- _TASK BRIEF_
Take every line from the first down to the line with "return [NORM.inv_cdf(v /" and set it down exactly, without the pictures.

## start

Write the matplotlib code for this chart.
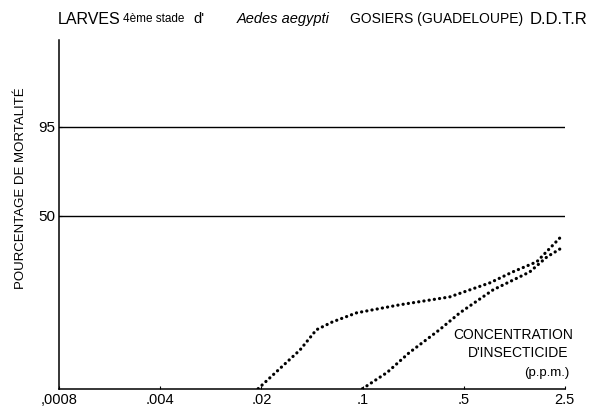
"""Log-probit mortality curves for Aedes aegypti larvae (DDT-R, Gosiers)."""
from statistics import NormalDist

import matplotlib
matplotlib.use("Agg")
import matplotlib.pyplot as plt
from matplotlib.ticker import FixedLocator, NullLocator

# concentration ticks (p.p.m.) and probit ticks (% mortality)
X_TICKS = [0.0008, 0.004, 0.02, 0.1, 0.5, 2.5]
X_TICK_LABELS = [",0008", ".004", ".02", ".1", ".5", "2.5"]
Y_TICKS = [50, 95]

# curve 1: starts at .02 p.p.m.
curve1_conc = [0.019, 0.037, 0.048, 0.062, 0.091, 0.18, 0.40, 0.76, 1.09, 1.6, 2.31]
curve1_mort = [0.07, 0.66, 1.76, 2.5, 3.65, 5.0, 6.7, 10.8, 15.0, 19.8, 34.2]

# curve 2: starts at .1 p.p.m.
curve2_conc = [0.1, 0.148, 0.21, 0.34, 0.47, 0.80, 1.43, 1.88, 2.38]
curve2_mort = [0.07, 0.19, 0.57, 1.76, 3.65, 8.6, 15.0, 22.4, 27.7]

NORM = NormalDist()


def probit(values):
    return [NORM.inv_cdf(v / 100.0) for v in values]


plt.rcParams["font.family"] = ["Liberation Sans", "DejaVu Sans"]

fig = plt.figure(figsize=(6.16, 4.15), dpi=100)
ax = fig.add_axes([0.0958, 0.0627, 0.8212, 0.8409])

ax.set_xscale("log")
ax.set_xlim(0.0008, 2.5)
ax.set_ylim(-3.2, 3.25)

for y in Y_TICKS:
    ax.axhline(NORM.inv_cdf(y / 100.0), color="black", lw=1.0)

dot = dict(color="black", lw=2.3, linestyle=(0, (0.05, 1.6)),
           dash_capstyle="round", solid_capstyle="round")
ax.plot(curve1_conc, probit(curve1_mort), **dot)
ax.plot(curve2_conc, probit(curve2_mort), **dot)

ax.spines["top"].set_visible(False)
ax.spines["right"].set_visible(False)
ax.spines["left"].set_linewidth(1.1)
ax.spines["bottom"].set_linewidth(1.1)

ax.xaxis.set_major_locator(FixedLocator(X_TICKS))
ax.xaxis.set_minor_locator(NullLocator())
ax.set_xticklabels(X_TICK_LABELS, fontsize=10.5)
ax.set_yticks(probit(Y_TICKS))
ax.set_yticklabels([str(v) for v in Y_TICKS], fontsize=11)
ax.tick_params(axis="both", direction="in", length=2, width=0.8, pad=3)

fig.text(0.034, 0.547, "POURCENTAGE DE MORTALITÉ", rotation=90,
         ha="center", va="center", fontsize=9.5)

# title, assembled from pieces in different styles (left edges in pixels)
W = 616.0
ty = 0.954
fig.text(58 / W, ty, "LARVES", fontsize=11.5, va="center")
fig.text(123 / W, ty, "4ème stade", fontsize=8.5, va="center")
fig.text(193 / W, ty, "d'", fontsize=10.5, va="center")
fig.text(237 / W, ty, "Aedes aegypti", fontsize=10.5, style="italic", va="center")
fig.text(350 / W, ty, "GOSIERS (GUADELOUPE)", fontsize=10, va="center")
fig.text(530 / W, ty, "D.D.T.R", fontsize=12, va="center")

ax.text(0.930, 0.193, "CONCENTRATION", transform=fig.transFigure,
        ha="right", va="center", fontsize=10)
ax.text(0.922, 0.150, "D'INSECTICIDE", transform=fig.transFigure,
        ha="right", va="center", fontsize=10)
ax.text(0.925, 0.101, "(p.p.m.)", transform=fig.transFigure,
        ha="right", va="center", fontsize=9.5)

fig.savefig("out.png", dpi=100)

## end

- _REPLY TO THE EXERCISE_
Write the matplotlib code for this chart.
"""Log-probit mortality curves for Aedes aegypti larvae (DDT-R, Gosiers)."""
from statistics import NormalDist

import matplotlib
matplotlib.use("Agg")
import matplotlib.pyplot as plt
from matplotlib.ticker import FixedLocator, NullLocator

# concentration ticks (p.p.m.) and probit ticks (% mortality)
X_TICKS = [0.0008, 0.004, 0.02, 0.1, 0.5, 2.5]
X_TICK_LABELS = [",0008", ".004", ".02", ".1", ".5", "2.5"]
Y_TICKS = [50, 95]

# curve 1: starts at .02 p.p.m.
curve1_conc = [0.019, 0.037, 0.048, 0.062, 0.091, 0.18, 0.40, 0.76, 1.09, 1.6, 2.31]
curve1_mort = [0.07, 0.66, 1.76, 2.5, 3.65, 5.0, 6.7, 10.8, 15.0, 19.8, 34.2]

# curve 2: starts at .1 p.p.m.
curve2_conc = [0.1, 0.148, 0.21, 0.34, 0.47, 0.80, 1.43, 1.88, 2.38]
curve2_mort = [0.07, 0.19, 0.57, 1.76, 3.65, 8.6, 15.0, 22.4, 27.7]

NORM = NormalDist()


def probit(values):
    return [NORM.inv_cdf(v / 100.0) for v in values]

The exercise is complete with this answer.